Dabei führt an individueller Vorsorge auch in Zukunft kein Weg vorbei. Die Voraussetzungen dafür sind prinzipiell auch gut. Vor allem in der Pflegeversicherung bleibt ein recht langer Zeitraum für das Ansparen von Anwartschaften. Auch Jens Spahn betont, wie wichtig private Vorsorge ist. Ich will ihn bestärken, hier den Schwerpunkt zu setzen: Wir brauchen eine Stärkung kapitalgedeckter Instrumente, etwa durch mehr betrieb liehe Pflegeversicherungen. Notwendig ist der Abbau von Hürden bei der Vermögensbildung, beispielsweise durch die Abschaffung der Abgeltungsteuer nach bestimmten Haltefristen. Und wir brauchen ein Steuersystem, das den Bürgerinnen und Bürgern mehr Freiräume für individuelle Vorsorge lässt.

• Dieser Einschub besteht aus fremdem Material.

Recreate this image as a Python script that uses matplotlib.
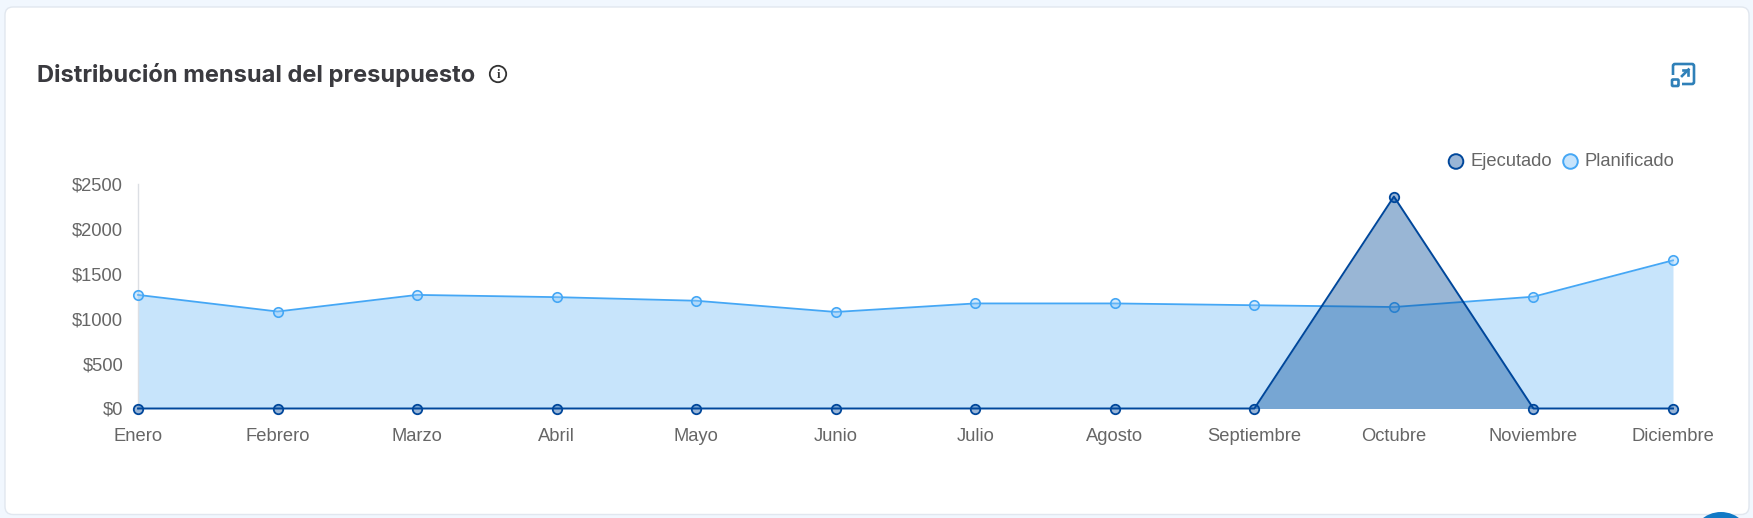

In Deutschland sind wir inzwischen an einem Punkt angelangt, an dem wir bei bald jedem Problem pauschal sagen, dass der Staat einspringen muss – statt zu überlegen, wie man das System verändern kann. Einsparpotenzial durch Digitalisierung und Entbürokratisierung bleibt in der Pflege ungenutzt. Die Länder kommen ihren Investitionsverpflichtungen in den Pflegeeinrichtungen nicht nach, wodurch diese ihre notwendigen Ausgaben auf die Bewohner umlegen. Anders als in anderen Bereichen müssen die Pflegebedürftigen faktisch für die Ausbildungskosten von Pflegern aufkommen. Die medizinische Behandlungspflege wird fachfremd aus der Pflege- statt der Krankenversicherung gezahlt. Allein durch Reformen an diesen Stellschrauben könnten die Eigenanteile sofort und langfristig um einige Hundert Euro gesenkt werden.
Wir wollen diese Herausforderungen annehmen und das Problem lösen, statt mit Steuergeld Löcher kurzfristig zu stopfen. Stattdessen geht die Koalition den leichten Weg und entscheidet sich für vermeintliche Wohltaten ohne Gegenfinanzierung. Sie tut dies zulasten der Prinzipien unserer Sozialversicherungen und der Generationengerechtigkeit. Doch die Zeche wird bald schon zu zahlen sein.